Here is where I would go beyond what Hurtado argues in his book, not being constrained by an academic approach as he is (I don’t claim to know what he would argue if he were not so constrained, just that my context for considering these issues is not his).  Several of the writers of the New Testament were eyewitnesses to the life and death and resurrection of Jesus. They were recipients of the first outpouring of the Holy Spirit. All of the writers of the New Testament were eyewitnesses to the power of the Holy Spirit in the early church.  They had experienced and seen the effect of Christ’s atoning work, and the Spirit’s presence and action in the believing heart. This experience of the triadic shaped God preceded the development of a philosophy of the Christian religion that turned into debates about the essence of the deity within the Persons of the Trinity, debates that took place across the next couple of centuries.  The philosophical debate about the nature of reality had not been fully worked out (and possibly isn’t even now), but the experience of the Persons of God in relationship to his adopted children was the place where these first Christians lived. Their understanding of the Father, the Son and the Holy Spirit came from reading Scripture, discussing what had happened with each other, and from the teaching from the apostles, but all of this was rooted in the experience that they had as they came to accept Christ as their living Savior and were filled with the Holy Spirit.

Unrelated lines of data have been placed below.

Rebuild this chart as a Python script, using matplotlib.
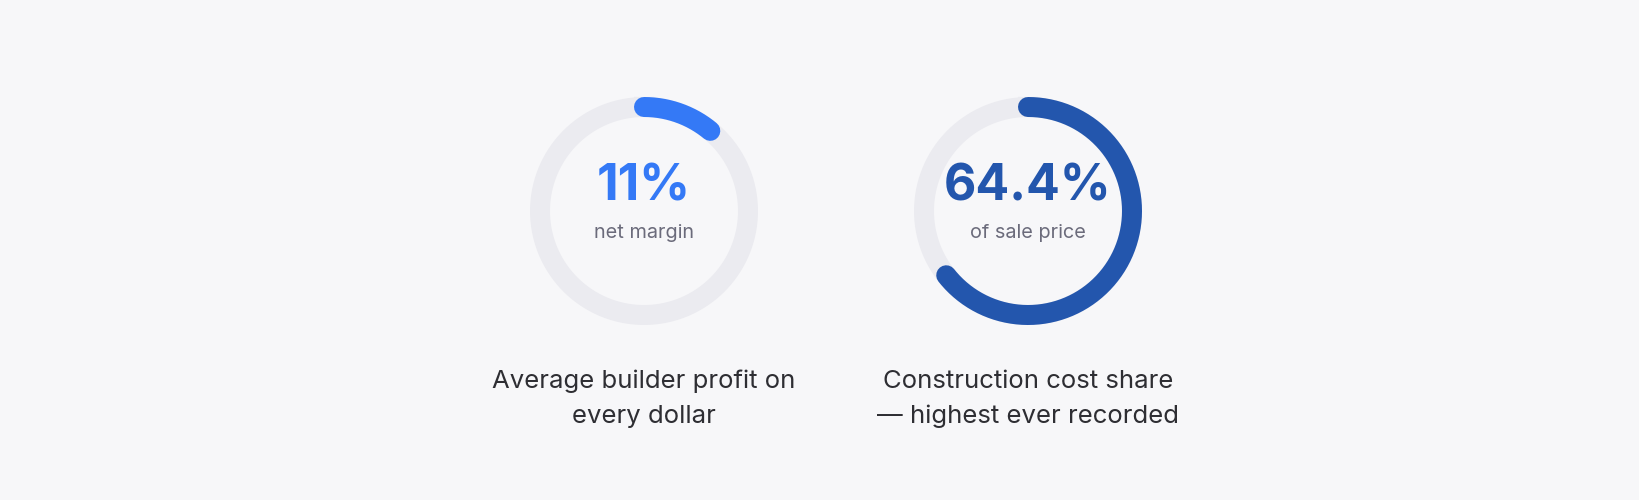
import numpy as np
import matplotlib.pyplot as plt

plt.rcParams['font.family'] = ['Inter', 'DejaVu Sans']

# data
values = [11, 64.4]
value_labels = ["11%", "64.4%"]
subtitles = ["net margin", "of sale price"]
captions = ["Average builder profit on\nevery dollar",
            "Construction cost share\n\u2014 highest ever recorded"]
colors = ["#3479F6", "#2356AD"]

BG = "#F7F7F9"
TRACK = "#EBEBF0"
centers_x = [644, 1028]
cy = 211
r = 104
lw = 20 * 72 / 100  # 20 px ring

fig = plt.figure(figsize=(16.4, 5), dpi=100, facecolor=BG)
ax = fig.add_axes([0, 0, 1, 1])
ax.set_facecolor(BG)
ax.set_xlim(0, 1640)
ax.set_ylim(500, 0)
ax.axis("off")

for cx, v, vl, sub, cap, col in zip(centers_x, values, value_labels,
                                     subtitles, captions, colors):
    t = np.linspace(0, 2 * np.pi, 400)
    ax.plot(cx + r * np.sin(t), cy - r * np.cos(t), color=TRACK, lw=lw)
    t = np.linspace(0, v / 100 * 2 * np.pi, 400)
    ax.plot(cx + r * np.sin(t), cy - r * np.cos(t), color=col, lw=lw,
            solid_capstyle="round")
    ax.text(cx, 187, vl, ha="center", va="center", fontsize=36,
            fontweight="bold", color=col)
    ax.text(cx, 233, sub, ha="center", va="center", fontsize=14.3,
            color="#6B6B7B")
    ax.text(cx, 399, cap, ha="center", va="center", fontsize=18.5,
            color="#2E2E33", linespacing=1.65)

fig.savefig("out.png", dpi=100, facecolor=BG)
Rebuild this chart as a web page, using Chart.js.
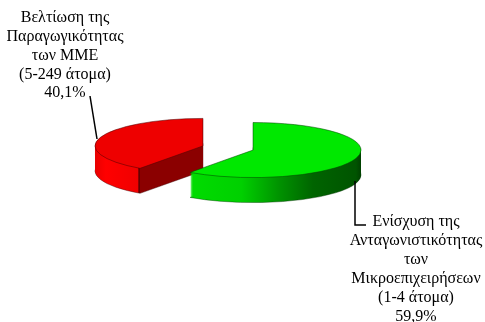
<!DOCTYPE html>
<html><head><meta charset="utf-8">
<style>html,body{margin:0;padding:0;background:#fff}canvas{display:block}</style>
<script src="https://cdn.jsdelivr.net/npm/chart.js@4"></script>
</head><body><canvas id="c" width="485" height="322"></canvas>
<script>
const categories = ["Ενίσχυση της Ανταγωνιστικότητας των Μικροεπιχειρήσεων (1-4 άτομα)", "Βελτίωση της Παραγωγικότητας των ΜΜΕ (5-249 άτομα)"];
const values = [59.9, 40.1];
const topColors = ["#00e800", "#ee0000"];
const labelLines = [
  ["Ενίσχυση της","Ανταγωνιστικότητας","των","Μικροεπιχειρήσεων","(1-4 άτομα)","59,9%"],
  ["Βελτίωση της","Παραγωγικότητας","των ΜΜΕ","(5-249 άτομα)","40,1%"]
];
const labelPos = [{x:416,y:222,step:19},{x:65,y:18,step:18.8}];
const leaders = [[[355,181],[355,225],[366,225]],[[90,96],[97,139]]];
const CX=228, CY=148, K=0.255, EXPLODE=26.3, DEPTH=25;

const pie3d = {
  id:'pie3d',
  beforeDatasetsDraw(chart){
    const ctx = chart.ctx, arcs = chart.getDatasetMeta(0).data;
    [1,0].forEach(i=>{
      const arc = arcs[i], opts = arc.options;
      const mid = (arc.startAngle+arc.endAngle)/2;
      const ex = Math.cos(mid)*EXPLODE, ey = Math.sin(mid)*EXPLODE;
      const place = dy=>{
        ctx.translate(CX,CY+dy); ctx.scale(1,K); ctx.translate(ex,ey); ctx.translate(-arc.x,-arc.y);
      };
      const ux = sx => sx-CX-ex+arc.x;
      let g;
      if(i===0){
        g = ctx.createLinearGradient(ux(190),0,ux(361),0);
        g.addColorStop(0,"#00dc00");g.addColorStop(0.3,"#00d000");g.addColorStop(0.53,"#009000");
        g.addColorStop(0.72,"#006400");g.addColorStop(0.97,"#005400");g.addColorStop(1,"#004000");
      } else { // the cut face to the right of the rim corner stays dark
        g = ctx.createLinearGradient(ux(95),0,ux(203),0);
        g.addColorStop(0,"#e80000");g.addColorStop(0.1,"#ff0000");g.addColorStop(0.4,"#f00000");
        g.addColorStop(0.405,"#400000");g.addColorStop(0.42,"#8b0000");g.addColorStop(1,"#8b0000");
      }
      const plain = (fill,bw,bc)=>({backgroundColor:fill,borderWidth:bw||0,borderColor:bc||'transparent',spacing:0,offset:0,circular:true,borderRadius:0,borderAlign:'center',borderJoinStyle:'round'});
      for(let d=DEPTH;d>=1;d--){
        ctx.save(); place(d);
        arc.options = d===DEPTH ? plain(g,0.9,i===0?'rgba(0,50,0,.75)':'rgba(60,0,0,.75)') : plain(g);
        arc.draw(ctx);
        ctx.restore();
      }
      ctx.save(); place(0);
      arc.options = plain(topColors[i],1,i===0?'rgba(0,70,0,.85)':'rgba(80,0,0,.85)');
      arc.draw(ctx);
      ctx.restore();
      arc.options = opts;
    });
    return false;
  },
  afterDraw(chart){
    const ctx = chart.ctx;
    ctx.save();
    ctx.strokeStyle="#000"; ctx.lineWidth=1.5;
    leaders.forEach(l=>{ctx.beginPath();l.forEach((p,j)=>j?ctx.lineTo(p[0],p[1]):ctx.moveTo(p[0],p[1]));ctx.stroke();});
    ctx.fillStyle="#000"; ctx.font="16px 'Liberation Serif'"; ctx.textAlign="center"; ctx.textBaseline="middle";
    labelLines.forEach((ls,i)=>ls.forEach((t,j)=>ctx.fillText(t,labelPos[i].x,labelPos[i].y+j*labelPos[i].step)));
    ctx.restore();
  }
};

new Chart(document.getElementById('c'),{
  type:'pie',
  data:{labels:categories,datasets:[{data:values,backgroundColor:topColors,borderWidth:0}]},
  options:{responsive:false,animation:false,radius:108,rotation:0,
    layout:{padding:0},
    plugins:{legend:{display:false},tooltip:{enabled:false}}},
  plugins:[pie3d]
});
</script></body></html>
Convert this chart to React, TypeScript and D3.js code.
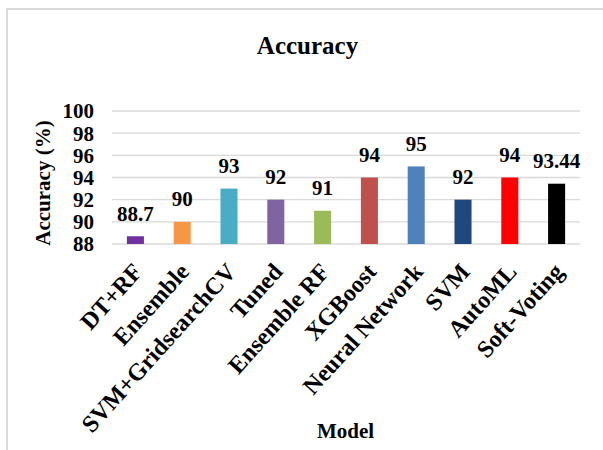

I was particularly intrigued by the idea that the earliest understanding of the shape of God was intrinsically rooted in the shared experience of God as lived out by the first generation Christians as they were taught by the apostles.  To them, these ideas were not abstractions about a theoretical God. They were an outcome of the shared experience of conversion and new life as lived out in their first century world, as they were taught by apostles who had in turn received the teaching of Christ directly.  And so Paul and the other writers of the New Testament were writing to believers who had a shared experience and understanding of who God is. It was an experience that included the loving Father who sent his unique and beloved Son. Many had walked and talked and touched Jesus, and seen him after his resurrection, but many others believed what they were told about him by the apostles and the evangelists of their time, and received Jesus as God as we are called to do today.  Then, having been redeemed and being adopted by the Father in Christ, they received and experienced the Holy Spirit in their lives, as we do today. As did they, we have come to know it is true because we have come to know Him, and have then received teaching that helped us to understand how and what that truly means. This is, of course, well beyond where Larry Hurtado takes his argument, but it is where his argument took my thoughts. That was, for me, a productive outcome regardless of his intent in his writing.

There is a lot more that I could say about this book.  I was interested in it as it relates to thoughts on hermeneutics and exegesis. Again, some of that is indirect, as it is not his topic in this book, but Hurtado’s discussion touches on these issues.  Hurtado’s discussion of how the New Testament ideas of God relate to the Old Testament was thought provoking. His discussion of how the different writer’s ideas of God fit together was interesting as well.  In short, there is quite a lot to recommend in this fairly short book. I had some arguments with what he said, in large part because of my different starting point on assumptions about the veracity of the Bible’s supernatural claims.  But overall, it is a thoughtful and well written work, and I recommend it.